**What the task requires**
Only the lines from the start of the data below through the line that contains "(dirlabel) at (808,144)" are to be copied, exactly and without pictures.
-- START OF Data shown --
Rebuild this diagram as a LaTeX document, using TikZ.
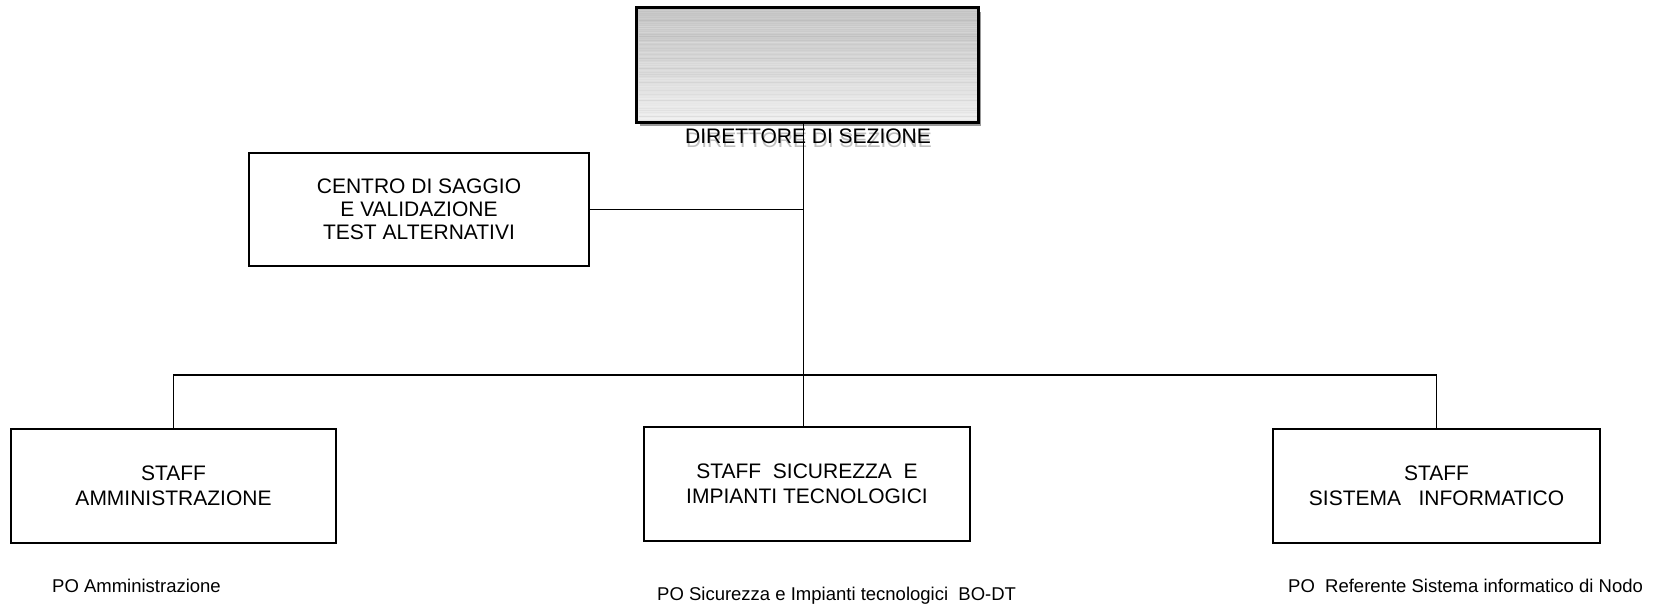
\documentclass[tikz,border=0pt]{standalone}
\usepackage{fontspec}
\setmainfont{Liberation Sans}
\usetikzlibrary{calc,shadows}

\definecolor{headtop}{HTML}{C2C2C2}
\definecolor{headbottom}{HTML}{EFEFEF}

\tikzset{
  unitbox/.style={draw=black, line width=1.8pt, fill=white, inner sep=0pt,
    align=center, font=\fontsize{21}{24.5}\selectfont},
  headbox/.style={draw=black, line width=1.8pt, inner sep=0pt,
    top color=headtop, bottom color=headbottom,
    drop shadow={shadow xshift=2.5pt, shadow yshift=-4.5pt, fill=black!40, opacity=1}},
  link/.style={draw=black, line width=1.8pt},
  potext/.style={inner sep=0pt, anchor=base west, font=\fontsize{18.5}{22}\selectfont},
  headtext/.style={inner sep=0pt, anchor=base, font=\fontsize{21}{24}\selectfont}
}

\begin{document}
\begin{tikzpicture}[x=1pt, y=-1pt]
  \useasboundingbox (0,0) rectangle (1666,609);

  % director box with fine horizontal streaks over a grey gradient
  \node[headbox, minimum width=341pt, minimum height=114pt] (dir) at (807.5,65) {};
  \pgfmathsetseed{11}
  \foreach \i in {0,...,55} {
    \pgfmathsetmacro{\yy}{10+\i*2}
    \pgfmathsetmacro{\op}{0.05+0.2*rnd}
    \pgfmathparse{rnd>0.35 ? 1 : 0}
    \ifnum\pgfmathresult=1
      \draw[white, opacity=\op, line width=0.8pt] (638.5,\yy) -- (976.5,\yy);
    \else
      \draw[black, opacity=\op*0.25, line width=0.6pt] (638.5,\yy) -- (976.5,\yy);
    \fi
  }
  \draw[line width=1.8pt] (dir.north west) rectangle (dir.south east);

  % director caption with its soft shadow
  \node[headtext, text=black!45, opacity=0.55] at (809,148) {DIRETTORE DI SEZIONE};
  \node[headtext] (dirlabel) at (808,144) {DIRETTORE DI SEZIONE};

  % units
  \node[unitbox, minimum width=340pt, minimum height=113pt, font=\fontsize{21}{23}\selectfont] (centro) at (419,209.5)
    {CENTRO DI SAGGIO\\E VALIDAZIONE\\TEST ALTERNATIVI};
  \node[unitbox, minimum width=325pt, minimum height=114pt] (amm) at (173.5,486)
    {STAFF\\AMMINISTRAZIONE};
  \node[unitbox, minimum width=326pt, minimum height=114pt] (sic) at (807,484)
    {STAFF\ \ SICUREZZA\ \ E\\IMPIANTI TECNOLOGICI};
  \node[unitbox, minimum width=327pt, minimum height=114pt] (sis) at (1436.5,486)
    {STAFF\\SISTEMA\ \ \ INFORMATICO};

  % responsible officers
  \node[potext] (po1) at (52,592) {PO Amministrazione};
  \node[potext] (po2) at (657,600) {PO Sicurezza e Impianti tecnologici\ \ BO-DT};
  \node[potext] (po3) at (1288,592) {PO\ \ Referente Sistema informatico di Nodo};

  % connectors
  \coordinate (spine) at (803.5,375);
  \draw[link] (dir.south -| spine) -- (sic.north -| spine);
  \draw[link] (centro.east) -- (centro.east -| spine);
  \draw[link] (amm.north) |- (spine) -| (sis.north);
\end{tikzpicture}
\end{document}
-- END OF Data shown --
**Written answer**
Rebuild this diagram as a LaTeX document, using TikZ.
\documentclass[tikz,border=0pt]{standalone}
\usepackage{fontspec}
\setmainfont{Liberation Sans}
\usetikzlibrary{calc,shadows}

\definecolor{headtop}{HTML}{C2C2C2}
\definecolor{headbottom}{HTML}{EFEFEF}

\tikzset{
  unitbox/.style={draw=black, line width=1.8pt, fill=white, inner sep=0pt,
    align=center, font=\fontsize{21}{24.5}\selectfont},
  headbox/.style={draw=black, line width=1.8pt, inner sep=0pt,
    top color=headtop, bottom color=headbottom,
    drop shadow={shadow xshift=2.5pt, shadow yshift=-4.5pt, fill=black!40, opacity=1}},
  link/.style={draw=black, line width=1.8pt},
  potext/.style={inner sep=0pt, anchor=base west, font=\fontsize{18.5}{22}\selectfont},
  headtext/.style={inner sep=0pt, anchor=base, font=\fontsize{21}{24}\selectfont}
}

\begin{document}
\begin{tikzpicture}[x=1pt, y=-1pt]
  \useasboundingbox (0,0) rectangle (1666,609);

  % director box with fine horizontal streaks over a grey gradient
  \node[headbox, minimum width=341pt, minimum height=114pt] (dir) at (807.5,65) {};
  \pgfmathsetseed{11}
  \foreach \i in {0,...,55} {
    \pgfmathsetmacro{\yy}{10+\i*2}
    \pgfmathsetmacro{\op}{0.05+0.2*rnd}
    \pgfmathparse{rnd>0.35 ? 1 : 0}
    \ifnum\pgfmathresult=1
      \draw[white, opacity=\op, line width=0.8pt] (638.5,\yy) -- (976.5,\yy);
    \else
      \draw[black, opacity=\op*0.25, line width=0.6pt] (638.5,\yy) -- (976.5,\yy);
    \fi
  }
  \draw[line width=1.8pt] (dir.north west) rectangle (dir.south east);

  % director caption with its soft shadow
  \node[headtext, text=black!45, opacity=0.55] at (809,148) {DIRETTORE DI SEZIONE};
  \node[headtext] (dirlabel) at (808,144) {DIRETTORE DI SEZIONE};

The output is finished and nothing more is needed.